Mais concrètement, qu’est-ce que cela a changé? Pour l’instant, pas grand-chose. Le professeur Roy déplore d’ailleurs que tous ne semblent pas forcément avoir saisi tout le sens et toute la portée de cette loi. Par exemple, n’est-il pas absurde que le gouvernement du Québec continue de subventionner certains événements comme les rodéos qui soumettent les animaux à des traitements pouvant affecter leur santé et leur bien-être?
D’après le professeur Roy, cette contradiction est le résultat d’une confusion entre les concepts d’animaux domestiques et d’animaux de compagnie.

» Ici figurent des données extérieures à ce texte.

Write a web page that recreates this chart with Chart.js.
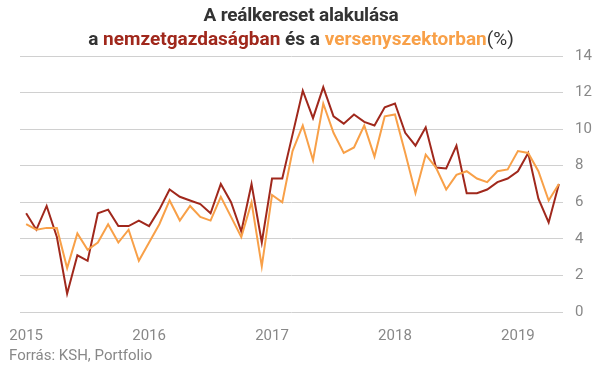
<!DOCTYPE html>
<html>
<head>
<meta charset="utf-8">
<script src="https://cdn.jsdelivr.net/npm/chart.js@4"></script>
<style>
  body { margin: 0; background: #fff; }
  #wrap { position: relative; width: 602px; height: 366px; font-family: Roboto, sans-serif; }
  #title { position: absolute; left: 0; top: 3px; width: 602px; text-align: center;
           font-weight: bold; font-size: 19px; line-height: 24px; color: #333; }
  #title .l1 { letter-spacing: -0.2px; }
  #title .red { color: #a0281c; }
  #title .orange { color: #f8a048; }
  #title .pct { font-weight: normal; }
  #source { position: absolute; left: 9px; top: 346px; font-size: 15px; color: #888; }
  canvas { position: absolute; left: 0; top: 0; }
</style>
</head>
<body>
<div id="wrap">
  <canvas id="chart" width="602" height="366"></canvas>
  <div id="title"><span class="l1">A reálkereset alakulása</span><br>a <span class="red">nemzetgazdaságban</span> és a <span class="orange">versenyszektorban</span><span class="pct">(%)</span></div>
  <div id="source">Forrás: KSH, Portfolio</div>
</div>
<script>
// havi adatok 2015. jan - 2019. máj
const years = ['2015', '2016', '2017', '2018', '2019'];
const yTicks = [0, 2, 4, 6, 8, 10, 12, 14];

const nemzetgazdasag = [
  5.4, 4.5, 5.8, 4.1, 1.0, 3.1, 2.8, 5.4, 5.6, 4.7, 4.7, 5.0,
  4.7, 5.6, 6.7, 6.3, 6.1, 5.9, 5.4, 7.0, 6.0, 4.4, 7.0, 3.8,
  7.3, 7.3, 9.7, 12.1, 10.6, 12.3, 10.7, 10.3, 10.8, 10.4, 10.2, 11.2,
  11.4, 9.8, 9.1, 10.1, 7.9, 7.85, 9.1, 6.5, 6.5, 6.7, 7.1, 7.3,
  7.7, 8.7, 6.2, 4.9, 7.0
];
const versenyszektor = [
  4.8, 4.5, 4.6, 4.6, 2.4, 4.3, 3.4, 3.8, 4.8, 3.8, 4.5, 2.8,
  3.8, 4.8, 6.1, 5.0, 5.8, 5.2, 5.0, 6.3, 5.2, 4.1, 6.0, 2.5,
  6.4, 6.0, 8.8, 10.2, 8.3, 11.4, 9.8, 8.7, 9.0, 10.2, 8.5, 10.7,
  10.8, 8.7, 6.5, 8.6, 7.9, 6.7, 7.5, 7.7, 7.3, 7.1, 7.7, 7.8,
  8.8, 8.7, 7.7, 6.1, 7.0
];

const toPoints = arr => arr.map((v, i) => ({ x: i, y: v }));

const ctx = document.getElementById('chart').getContext('2d');
new Chart(ctx, {
    type: 'line',
    data: {
        datasets: [
            {
                label: 'nemzetgazdaságban',
                data: toPoints(nemzetgazdasag),
                borderColor: '#a0281c',
                borderWidth: 2,
                pointRadius: 0,
                tension: 0,
                order: 1
            },
            {
                label: 'versenyszektorban',
                data: toPoints(versenyszektor),
                borderColor: '#f8a048',
                borderWidth: 2,
                pointRadius: 0,
                tension: 0,
                order: 0
            }
        ]
    },
    options: {
        responsive: false,
        animation: false,
        layout: { padding: { left: 20, top: 56, right: 0, bottom: 24 } },
        plugins: {
            legend: { display: false },
            tooltip: { enabled: false }
        },
        scales: {
            x: {
                type: 'linear',
                min: -0.6,
                max: 52.4,
                grid: { display: false },
                border: { display: false },
                afterBuildTicks: s => { s.ticks = years.map((y, i) => ({ value: i * 12 })); },
                afterFit: s => { s.height = 30; },
                ticks: {
                    autoSkip: false,
                    maxRotation: 0,
                    padding: 7,
                    color: '#888',
                    font: { family: 'Roboto', size: 15 },
                    callback: v => years[v / 12]
                }
            },
            y: {
                position: 'right',
                min: 0,
                max: 14,
                afterBuildTicks: s => { s.ticks = yTicks.map(v => ({ value: v })); },
                afterFit: s => { s.width = 39; },
                grid: { color: '#d0d0d0', lineWidth: 1, drawTicks: false },
                border: { display: false },
                ticks: {
                    padding: 12,
                    color: '#888',
                    font: { family: 'Roboto', size: 15 }
                }
            }
        }
    }
});
</script>
</body>
</html>
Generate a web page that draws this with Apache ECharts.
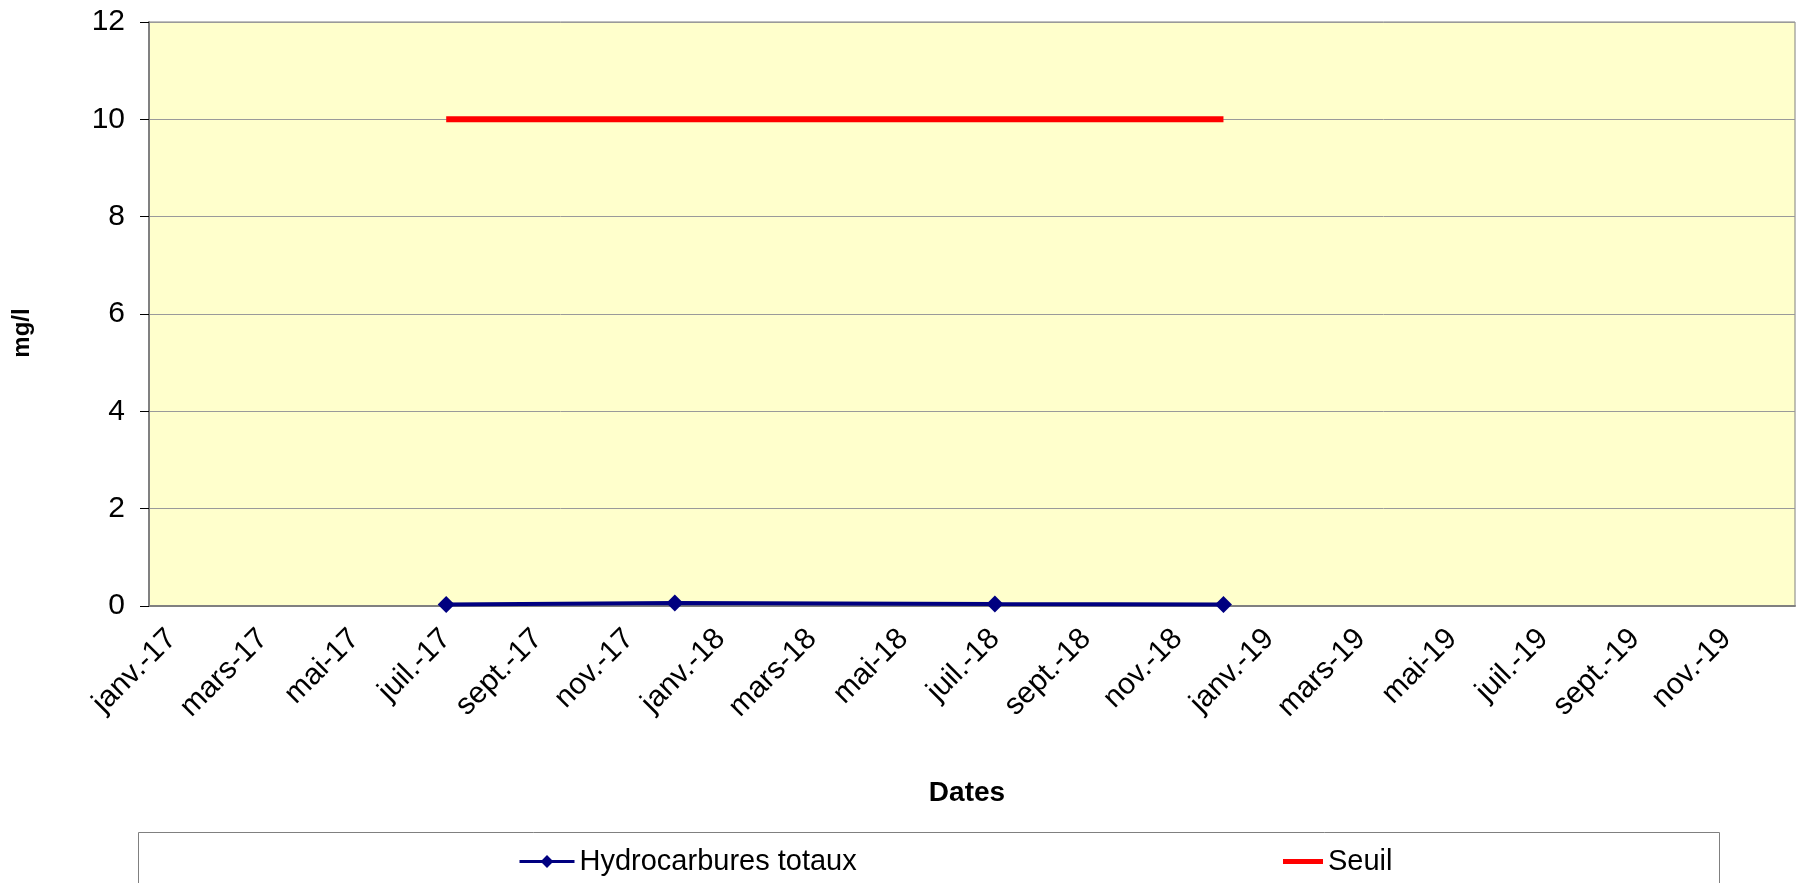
<!DOCTYPE html>
<html>
<head>
<meta charset="utf-8">
<title>Hydrocarbures totaux</title>
<script src="https://cdn.jsdelivr.net/npm/echarts@6/dist/echarts.min.js"></script>
<style>
  html, body { margin: 0; padding: 0; background: #fff; }
  #main { width: 1800px; height: 883px; }
</style>
</head>
<body>
<div id="main"></div>
<script>
// axe des dates : un mois par case
var months = ['janv.', 'févr.', 'mars', 'avr.', 'mai', 'juin', 'juil.', 'août', 'sept.', 'oct.', 'nov.', 'déc.'];
var years = ['17', '18', '19'];
var categories = [];
for (var y = 0; y < years.length; y++) {
  for (var m = 0; m < months.length; m++) {
    categories.push(months[m] + '-' + years[y]);
  }
}

// mesures
var hcDates = ['juil.-17', 'déc.-17', 'juil.-18', 'déc.-18'];
var hcValues = [0.03, 0.06, 0.04, 0.03];

// seuil
var seuilDates = ['juil.-17', 'déc.-18'];
var seuilValues = [10, 10];

var yTicks = [0, 2, 4, 6, 8, 10, 12];

var font = 'Liberation Sans, Arial, sans-serif';

function pairs(xs, vs) {
  var out = [];
  for (var i = 0; i < xs.length; i++) out.push([xs[i], vs[i]]);
  return out;
}

var myChart = echarts.init(document.getElementById('main'));

var option = {
  animation: false,
  textStyle: { fontFamily: font },
  grid: {
    left: 149, right: 5, top: 22, bottom: 277,
    show: true,
    backgroundColor: '#FFFFCC',
    borderColor: '#808080',
    borderWidth: 1
  },
  xAxis: {
    type: 'category',
    data: categories,
    boundaryGap: true,
    axisLine: { lineStyle: { color: '#808080', width: 2 } },
    axisTick: { interval: 0, length: 9, lineStyle: { color: '#000' } },
    axisLabel: {
      interval: 1,
      rotate: 45,
      margin: 28,
      color: '#000',
      fontSize: 30,
      fontFamily: font
    },
    splitLine: { show: false }
  },
  yAxis: {
    type: 'value',
    min: yTicks[0],
    max: yTicks[yTicks.length - 1],
    interval: 2,
    axisLine: { show: true, lineStyle: { color: '#808080', width: 2 } },
    axisTick: { show: true, length: 9, lineStyle: { color: '#000' } },
    axisLabel: { margin: 24, color: '#000', fontSize: 30, fontFamily: font },
    splitLine: { lineStyle: { color: '#9a9a9a', width: 1 } }
  },
  legend: [
    {
      left: 513,
      top: 842,
      itemWidth: 55,
      itemHeight: 16,
      lineStyle: { width: 3 },
      textStyle: { fontSize: 29, color: '#000', fontFamily: font },
      data: ['Hydrocarbures totaux']
    },
    {
      left: 1278,
      top: 842,
      itemWidth: 40,
      itemHeight: 5,
      icon: 'rect',
      textStyle: { fontSize: 29, color: '#000', fontFamily: font },
      data: ['Seuil']
    }
  ],
  graphic: [
    {
      type: 'rect',
      shape: { x: 138.5, y: 832.5, width: 1581, height: 80 },
      style: { fill: '#fff', stroke: '#808080', lineWidth: 1 },
      z: -1
    },
    {
      type: 'text',
      x: 967,
      y: 793,
      style: {
        text: 'Dates',
        font: 'bold 28px ' + font,
        fill: '#000',
        align: 'center',
        verticalAlign: 'middle'
      }
    },
    {
      type: 'text',
      x: 22,
      y: 333,
      rotation: Math.PI / 2,
      style: {
        text: 'mg/l',
        font: 'bold 24px ' + font,
        fill: '#000',
        align: 'center',
        verticalAlign: 'middle'
      }
    }
  ],
  series: [
    {
      name: 'Hydrocarbures totaux',
      type: 'line',
      data: pairs(hcDates, hcValues),
      color: '#000080',
      symbol: 'diamond',
      symbolSize: 17,
      lineStyle: { color: '#000080', width: 4 },
      itemStyle: { color: '#000080' },
      z: 3
    },
    {
      name: 'Seuil',
      type: 'line',
      data: pairs(seuilDates, seuilValues),
      color: '#FF0000',
      symbol: 'none',
      lineStyle: { color: '#FF0000', width: 6 },
      z: 2
    }
  ]
};

myChart.setOption(option);
</script>
</body>
</html>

Tout porte à croire qu’en adoptant la loi BÊSA, certains n’avaient en tête que les usines à chiots, ou plus largement les animaux de compagnie. Mais la loi parle bien d’animaux domestiques, ce qui, au sens large, s’applique à tous les animaux qui ont été domestiqués par l’espèce humaine. Cela inclut, par exemple, les chevaux de calèche, mais aussi les cochons, les poules et les vaches que nous utilisons pour l’élevage.
En principe, la loi BÊSA devrait donc s’appliquer à tous les animaux qui sont sous la tutelle de l’espèce humaine, c’est-à-dire qui sont dépendants de l’attention et des soins que nous leur prodiguons. Mais tel n’est malheureusement pas le cas actuellement. En effet, certaines dispositions de la loi BÊSA offrent une forme d’exemption en ce qui concerne les animaux d’élevage et les animaux de laboratoire. Comme quoi, comme l’a si bien écrit George Orwell dans La Ferme des animaux, « tous les animaux sont égaux, mais certains sont plus égaux que d’autres ».
Allons-nous un jour en finir avec toute cette souffrance et ces inégalités dont les animaux sont victimes? À cette question, le professeur Roy répond prudemment: « Nul ne connait l’avenir, mais chose certaine, nous sommes encore loin de la révolution juridique dont les êtres animaux ont vraiment besoin ». Les militants pour les droits des animaux devront donc s’armer de patience, mais ils ont néanmoins des raisons d’être optimistes. Militant lui-même, le professeur Roy est un observateur privilégié des progrès sociétaux qui ont été accomplis dans les dernières décennies. Plus que jamais, dit-il, la question animale tend à s’imposer dans les débats publics et le véganisme a le vent en poupe. Signe que le changement semble bel et bien en marche.